It’s the weekend and I have a lot to do. Journals to complete, pending work to be
done. And I am feeling lazy about it all. Such a long week and such a short
weekend.
In the hostel we can’t fully enjoy the luxury of not having
to wake up early for class. If we don’t want to be cribbing of hunger, we need
to wake up and keep breakfast for ourselves. What I usually do is, get up at 8;
keep breakfast; brush my teeth and then sleep for another hour or so. It’s
luxury, interrupted.
My roommate Tallu is up early on a Saturday, for the first
time. She has to go to her piano class; which was rescheduled. It was my duty
to wake her up at eight. I attempted. Let’s just say that her bed loves her too
much; it doesn’t want to let go.
I am sitting on my bed; trying to decide what time I should
start working. To post this I will have to go to the common room and connect a
wire to my laptop; only then will I get access to the net. My bottle of water
is empty. I will get up soon to fill it; again in the common room. And now I have
finished my breakfast and I have to wash my plate. I have to go to the common room. It’s inevitable.
Even though we crib about it, it’s convenient. The hostel,
that is. No travelling, three meals a day. And compared to the other accommodation
options it’s pretty reasonable. I can live with that. It has been four months,
already. Next month we have exams. When I gave my C.U finals in April I had
assumed that those were the last exams I was going to give, ever. Look at me
now, giving exams again. Life can’t be predicted, can it?
In April next year, I will be leaving for home again.
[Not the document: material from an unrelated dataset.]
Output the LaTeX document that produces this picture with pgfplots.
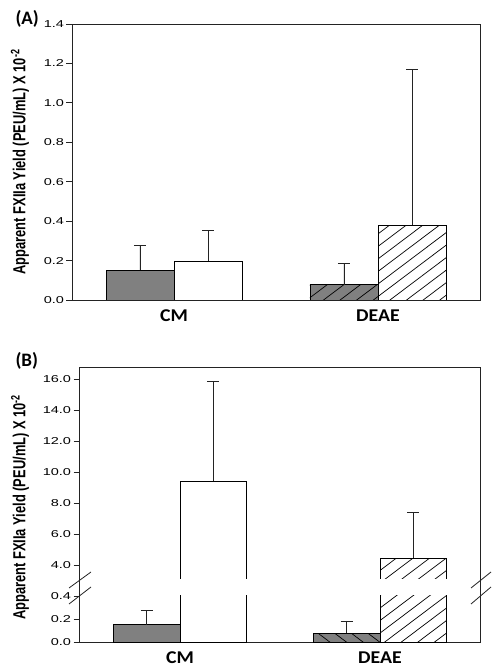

It
seems a long way off now, but it isn’t really. Before I will know it, it will
be April. I wonder who I will miss. I
wonder WHAT I will miss.
It’s almost the end of the year too. One more week of September
and then October. The festive season. If I was in Calcutta, I would have been
gearing up for Puja. My friends would have been telling me what new clothes they
have bought. Lanes would have been partially blocked as labourers constructed elaborate
pandals. Right after Durga Puja, Diwali arrives. This year, both are late.
It’s not yet the end of the year and I am reflecting on how
2012 flew by. April 2012 and September 2012 don’t seem like months apart, they
seem like years apart. Was it this year that I gave my exams? Was it only this year that I graduated? It seems
like long ago. August seems long ago while December seems so close by. Why is
that?
I have decided not to worry about the future anymore. It’s
not worth it. Late realisation, I know. But better late than never, they say.
One day at a time. I will keep reminding that to myself. Taking this challenge helps. One letter at a
time and I will get there. I know I will.